WHAT YOU SHOULD DO: Reproduce the data that follows in its entirety, character for character.

SOURCE EXCERPT:

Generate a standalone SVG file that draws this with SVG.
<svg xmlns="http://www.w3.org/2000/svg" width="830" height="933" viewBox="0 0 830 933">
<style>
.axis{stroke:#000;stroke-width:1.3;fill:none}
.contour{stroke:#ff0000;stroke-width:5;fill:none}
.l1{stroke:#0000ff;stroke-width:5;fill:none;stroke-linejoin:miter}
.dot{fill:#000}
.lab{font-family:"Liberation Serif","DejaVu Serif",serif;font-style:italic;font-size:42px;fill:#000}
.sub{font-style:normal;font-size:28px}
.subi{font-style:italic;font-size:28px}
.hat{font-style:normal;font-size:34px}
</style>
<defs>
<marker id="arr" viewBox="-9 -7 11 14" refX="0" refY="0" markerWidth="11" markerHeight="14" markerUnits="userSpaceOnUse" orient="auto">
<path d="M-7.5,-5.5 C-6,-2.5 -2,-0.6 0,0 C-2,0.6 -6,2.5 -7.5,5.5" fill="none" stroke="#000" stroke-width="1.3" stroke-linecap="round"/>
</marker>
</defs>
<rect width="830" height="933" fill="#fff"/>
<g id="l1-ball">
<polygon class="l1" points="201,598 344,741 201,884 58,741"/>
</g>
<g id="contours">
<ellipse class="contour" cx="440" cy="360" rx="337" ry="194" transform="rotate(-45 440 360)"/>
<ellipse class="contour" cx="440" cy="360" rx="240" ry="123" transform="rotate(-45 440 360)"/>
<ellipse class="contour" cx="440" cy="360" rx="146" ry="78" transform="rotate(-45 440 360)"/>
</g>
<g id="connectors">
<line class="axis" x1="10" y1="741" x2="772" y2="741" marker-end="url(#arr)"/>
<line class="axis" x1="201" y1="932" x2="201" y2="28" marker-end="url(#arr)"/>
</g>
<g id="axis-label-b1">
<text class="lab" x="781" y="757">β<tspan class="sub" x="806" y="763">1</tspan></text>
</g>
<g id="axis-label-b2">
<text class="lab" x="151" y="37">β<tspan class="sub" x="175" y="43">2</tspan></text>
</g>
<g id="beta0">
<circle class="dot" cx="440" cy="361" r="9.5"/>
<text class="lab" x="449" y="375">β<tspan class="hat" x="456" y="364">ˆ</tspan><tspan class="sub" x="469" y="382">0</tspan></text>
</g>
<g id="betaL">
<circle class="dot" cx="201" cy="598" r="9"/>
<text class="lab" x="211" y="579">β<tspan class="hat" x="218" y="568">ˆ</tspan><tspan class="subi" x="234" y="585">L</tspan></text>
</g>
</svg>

SOLUTION BELOW:
Generate a standalone SVG file that draws this with SVG.
<svg xmlns="http://www.w3.org/2000/svg" width="830" height="933" viewBox="0 0 830 933">
<style>
.axis{stroke:#000;stroke-width:1.3;fill:none}
.contour{stroke:#ff0000;stroke-width:5;fill:none}
.l1{stroke:#0000ff;stroke-width:5;fill:none;stroke-linejoin:miter}
.dot{fill:#000}
.lab{font-family:"Liberation Serif","DejaVu Serif",serif;font-style:italic;font-size:42px;fill:#000}
.sub{font-style:normal;font-size:28px}
.subi{font-style:italic;font-size:28px}
.hat{font-style:normal;font-size:34px}
</style>
<defs>
<marker id="arr" viewBox="-9 -7 11 14" refX="0" refY="0" markerWidth="11" markerHeight="14" markerUnits="userSpaceOnUse" orient="auto">
<path d="M-7.5,-5.5 C-6,-2.5 -2,-0.6 0,0 C-2,0.6 -6,2.5 -7.5,5.5" fill="none" stroke="#000" stroke-width="1.3" stroke-linecap="round"/>
</marker>
</defs>
<rect width="830" height="933" fill="#fff"/>
<g id="l1-ball">
<polygon class="l1" points="201,598 344,741 201,884 58,741"/>
</g>
<g id="contours">
<ellipse class="contour" cx="440" cy="360" rx="337" ry="194" transform="rotate(-45 440 360)"/>
<ellipse class="contour" cx="440" cy="360" rx="240" ry="123" transform="rotate(-45 440 360)"/>
<ellipse class="contour" cx="440" cy="360" rx="146" ry="78" transform="rotate(-45 440 360)"/>
</g>
<g id="connectors">
<line class="axis" x1="10" y1="741" x2="772" y2="741" marker-end="url(#arr)"/>
<line class="axis" x1="201" y1="932" x2="201" y2="28" marker-end="url(#arr)"/>
</g>
<g id="axis-label-b1">
<text class="lab" x="781" y="757">β<tspan class="sub" x="806" y="763">1</tspan></text>
</g>
<g id="axis-label-b2">
<text class="lab" x="151" y="37">β<tspan class="sub" x="175" y="43">2</tspan></text>
</g>
<g id="beta0">
<circle class="dot" cx="440" cy="361" r="9.5"/>
<text class="lab" x="449" y="375">β<tspan class="hat" x="456" y="364">ˆ</tspan><tspan class="sub" x="469" y="382">0</tspan></text>
</g>
<g id="betaL">
<circle class="dot" cx="201" cy="598" r="9"/>
<text class="lab" x="211" y="579">β<tspan class="hat" x="218" y="568">ˆ</tspan><tspan class="subi" x="234" y="585">L</tspan></text>
</g>
</svg>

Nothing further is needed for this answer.